Этот голос. Господи, почему у него такой невыносимо красивый хриплый голос? Он дразнит каждый напряженный в теле нерв, как и его ласка. Грязная, такая омерзительно грязная, как и весь он. Испорченный, циничный сукин сын, привыкший получать от жизни все. Раздвигает нижние губы, и я хватаю его за запястье так обреченно бесполезно, потому что он растирает ту самую пульсирующую и набухающую от каждого скольжения точку. Растирает медленно, не обращая внимание на то, как я царапаю его руку.
- Купец... какая же ты горячая, малышка, такая острая и твердая там... он подписал бумагу... даааа, твою мать, потеклааа девочка, - так пошло... так пошло-прекрасно звучат эти слова контрастом с его грубой наглостью, палец спустился вниз к самому входу и слегка вошел внутрь, заставляя меня снова начать дергаться, - какая же ты маленькая здесь. Тссс... расслабься, тебе же нравится. - и рывком на всю длину так, что зашлась, закатив глаза и выгнувшись назад.

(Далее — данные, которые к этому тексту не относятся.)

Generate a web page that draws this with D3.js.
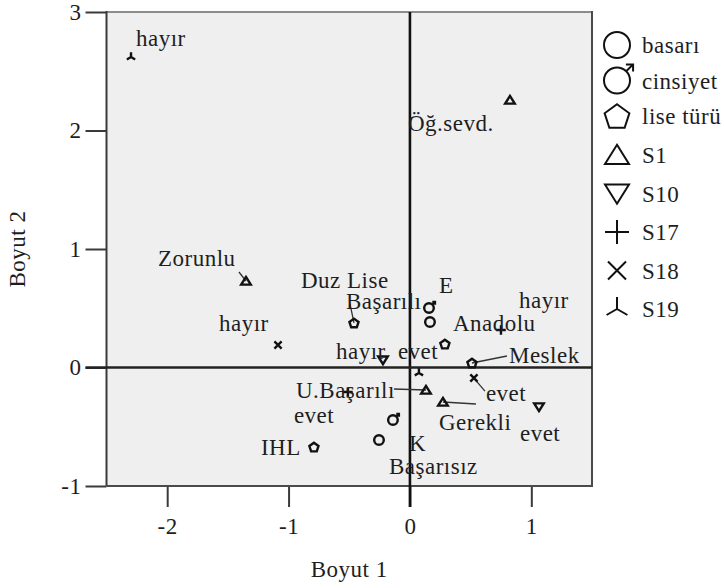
<!DOCTYPE html>
<html>
<head>
<meta charset="utf-8">
<script src="https://cdn.jsdelivr.net/npm/d3@7/dist/d3.min.js"></script>
<style>
  html, body { margin: 0; padding: 0; background: #fff; }
</style>
</head>
<body>
<svg id="chart" width="724" height="588"></svg>
<script>
// Legend entries (variables) and the symbol used for each
const seriesNames = ["basarı", "cinsiyet", "lise türü", "S1", "S10", "S17", "S18", "S19"];
const seriesSymbols = ["circle", "male", "pentagon", "triUp", "triDown", "plus", "cross", "triStar"];

// Category points: variable, category label, dimension 1, dimension 2
const pointSeries = ["S19", "S1", "S1", "S18", "lise türü", "cinsiyet", "basarı", "lise türü", "S17", "S10",
                     "S19", "lise türü", "S1", "S1", "S18", "S10", "S17", "lise türü", "basarı", "cinsiyet"];
const pointLabels = ["hayır", "Öğ.sevd.", "Zorunlu", "hayır", "Duz Lise", "E", "Başarılı", "Anadolu", "hayır", "hayır",
                     "evet", "Meslek", "U.Başarılı", "Gerekli", "evet", "evet", "evet", "IHL", "Başarısız", "K"];
const dim1 = [-2.298, 0.824, -1.351, -1.087, -0.461, 0.157, 0.165, 0.288, 0.750, -0.222,
              0.074, 0.511, 0.132, 0.272, 0.527, 1.063, -0.511, -0.791, -0.255, -0.140];
const dim2 = [2.620, 2.257, 0.730, 0.190, 0.376, 0.502, 0.384, 0.198, 0.316, 0.063,
              -0.046, 0.038, -0.190, -0.291, -0.089, -0.333, -0.207, -0.671, -0.612, -0.443];

// Axis ticks
const xTicks = [-2, -1, 0, 1];
const yTicks = [-1, 0, 1, 2, 3];

// Label placement (pixel offsets from the marker) and leader-line ends
const labelDx = [5, -102, -88, -59, -53, 10, -84, 8, 18, -47, -21, 37, -130, -4, 12, -19, -54, -53, 10, 16];
const labelDy = [-19, 23, -23, -22, -43, -23, -21, -21, -30, -9, -22, -8, 0, 20, 15, 26, 23, 0, 26, 23];
const leaders = { 2: [-7, -9], 4: [-4, -19], 11: [35, -7], 12: [-32, -1], 13: [33, 2], 14: [11, 13] };

const FAMILY = '"Liberation Serif", "Times New Roman", "DejaVu Serif", serif';
const FONT = 23;
const SPACING = 0.5;

const svg = d3.select("#chart");
const M = { left: 106.5, right: 592, top: 12, bottom: 486 };

const x = d3.scaleLinear().domain([-2.5, 1.5]).range([M.left, M.right]);
const y = d3.scaleLinear().domain([-1, 3]).range([M.bottom, M.top]);

function styleText(sel) {
  return sel.attr("font-family", FAMILY).style("font-family", FAMILY)
    .attr("font-size", FONT).attr("letter-spacing", SPACING).attr("fill", "#1e1e1e");
}
const fmt = d => (d < 0 ? "-" : "") + Math.abs(d);

// Plot background
svg.append("rect")
  .attr("x", M.left).attr("y", M.top)
  .attr("width", M.right - M.left).attr("height", M.bottom - M.top)
  .attr("fill", "#efefef");

// Axes (ticks and labels only; the frame is drawn separately)
const yAxis = d3.axisLeft(y).tickValues(yTicks).tickSize(21).tickPadding(4).tickFormat(fmt);
const xAxis = d3.axisBottom(x).tickValues(xTicks).tickSize(21).tickPadding(11).tickFormat(fmt);

const gy = svg.append("g").attr("transform", `translate(${M.left},0)`).call(yAxis);
const gx = svg.append("g").attr("transform", `translate(0,${M.bottom})`).call(xAxis);
[gx, gy].forEach(g => {
  g.attr("font-family", null).attr("font-size", null);
  g.select(".domain").remove();
  g.selectAll(".tick line").attr("stroke", "#3a3a3a").attr("stroke-width", 2);
  styleText(g.selectAll(".tick text"));
});

// Frame
svg.append("line").attr("x1", M.left).attr("x2", M.right).attr("y1", M.top).attr("y2", M.top)
  .attr("stroke", "#8c8c8c").attr("stroke-width", 2.2);
svg.append("line").attr("x1", M.left).attr("x2", M.left).attr("y1", M.top - 1).attr("y2", M.bottom)
  .attr("stroke", "#3a3a3a").attr("stroke-width", 2);
svg.append("line").attr("x1", M.right).attr("x2", M.right).attr("y1", M.top - 1).attr("y2", M.bottom + 1)
  .attr("stroke", "#4a4a4a").attr("stroke-width", 2);
svg.append("line").attr("x1", M.left).attr("x2", M.right).attr("y1", M.bottom).attr("y2", M.bottom)
  .attr("stroke", "#4a4a4a").attr("stroke-width", 2.2);

// Reference lines through the origin
svg.append("line").attr("x1", x(0)).attr("x2", x(0)).attr("y1", M.top).attr("y2", M.bottom + 21)
  .attr("stroke", "#111").attr("stroke-width", 2.6);
svg.append("line").attr("x1", M.left - 21).attr("x2", M.right).attr("y1", y(0)).attr("y2", y(0))
  .attr("stroke", "#222").attr("stroke-width", 2.4);

// Axis titles
styleText(svg.append("text").attr("x", (M.left + M.right) / 2).attr("y", 577)
  .attr("text-anchor", "middle")).text("Boyut 1");
styleText(svg.append("text").attr("transform", `translate(25,${(M.top + M.bottom) / 2}) rotate(-90)`)
  .attr("text-anchor", "middle")).text("Boyut 2");

// Marker shapes
function symbolPath(type, s) {
  const p = d3.path();
  if (type === "circle" || type === "male") {
    p.moveTo(s, 0); p.arc(0, 0, s, 0, 2 * Math.PI);
    if (type === "male") {
      const a = -Math.PI / 4, e = s * 1.75;
      p.moveTo(s * Math.cos(a), s * Math.sin(a));
      p.lineTo(e * Math.cos(a), e * Math.sin(a));
      const tx = e * Math.cos(a), ty = e * Math.sin(a), h = s * 0.55;
      p.moveTo(tx - h, ty); p.lineTo(tx, ty); p.lineTo(tx, ty + h);
    }
  } else if (type === "pentagon") {
    for (let i = 0; i < 5; i++) {
      const ang = -Math.PI / 2 + i * 2 * Math.PI / 5;
      const px = s * Math.cos(ang), py = s * Math.sin(ang) + s * 0.1;
      i === 0 ? p.moveTo(px, py) : p.lineTo(px, py);
    }
    p.closePath();
  } else if (type === "triUp") {
    p.moveTo(0, -s * 0.85); p.lineTo(s, s * 0.75); p.lineTo(-s, s * 0.75); p.closePath();
  } else if (type === "triDown") {
    p.moveTo(0, s * 0.85); p.lineTo(s, -s * 0.75); p.lineTo(-s, -s * 0.75); p.closePath();
  } else if (type === "plus") {
    p.moveTo(-s, 0); p.lineTo(s, 0); p.moveTo(0, -s); p.lineTo(0, s);
  } else if (type === "cross") {
    const c = s * 0.75;
    p.moveTo(-c, -c); p.lineTo(c, c); p.moveTo(-c, c); p.lineTo(c, -c);
  } else if (type === "triStar") {
    p.moveTo(0, 0); p.lineTo(0, -s);
    p.moveTo(0, 0); p.lineTo(-s * 0.87, s * 0.5);
    p.moveTo(0, 0); p.lineTo(s * 0.87, s * 0.5);
  }
  return p.toString();
}
const symbolOf = name => seriesSymbols[seriesNames.indexOf(name)];

// Points
const points = pointLabels.map((lab, i) => ({
  series: pointSeries[i], label: lab, d1: dim1[i], d2: dim2[i], i
}));

// Leader lines
svg.append("g").selectAll("line")
  .data(points.filter(d => leaders[d.i]))
  .join("line")
  .attr("x1", d => x(d.d1)).attr("y1", d => y(d.d2))
  .attr("x2", d => x(d.d1) + leaders[d.i][0]).attr("y2", d => y(d.d2) + leaders[d.i][1])
  .attr("stroke", "#333").attr("stroke-width", 1.3);

// Markers
svg.append("g").selectAll("path")
  .data(points)
  .join("path")
  .attr("transform", d => `translate(${x(d.d1)},${y(d.d2)})`)
  .attr("d", d => symbolPath(symbolOf(d.series), 4.8))
  .attr("fill", "none").attr("stroke", "#111").attr("stroke-width", 2.4);

// Category labels
styleText(svg.append("g").selectAll("text")
  .data(points)
  .join("text")
  .attr("x", d => x(d.d1) + labelDx[d.i])
  .attr("y", d => y(d.d2) + labelDy[d.i])
  .attr("dy", "0.35em"))
  .text(d => d.label);

// Legend
const legendY = [45, 80.5, 116, 155, 193.5, 232, 270.5, 309];
const lg = svg.append("g");
seriesNames.forEach((name, i) => {
  lg.append("path")
    .attr("transform", `translate(617,${legendY[i]})`)
    .attr("d", symbolPath(seriesSymbols[i], i < 3 ? 13 : 12))
    .attr("fill", "none").attr("stroke", "#111").attr("stroke-width", 2);
  styleText(lg.append("text").attr("x", 642).attr("y", legendY[i]).attr("dy", "0.35em")).text(name);
});
</script>
</body>
</html>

Все замелькало и закрутилось под зажмуренными веками, я хватала воздух широко раскрытым ртом и дрожала как в лихорадке. Внизу живота зарождалась странная тяжесть. Сладкая боль, которую я никогда раньше не чувствовала. Я словно видела, как его сильные мужские пальцы с аккуратными ногтями растирают мою розовую плоть вкруговую умелыми властными движениями... Я представила это, и ощущение, что я сейчас умру, усилилось. Болезненно остро и так сладко колет самый кончик бугорка под его лаской, обвивает спиралью, тянется вниз, где палец ритмично и сильно входит в меня, чтоб тут же выскользнуть, размазывая влагу по вздрагивающему клитору и заставляя зайтись стоном-мычанием под его ладонью, зажимающей мне рот.
Та странная боль накрывает остро и медленно, отступая и снова сильными волнами захлестывая сознание. Задыхаясь, как в агонии, пытаюсь все же вырваться, испуганная, взмокшая и дрожащая, но он держит мертвой хваткой. И я чувствую спиной, как напряглись мышцы на его груди и стала влажной рубашка.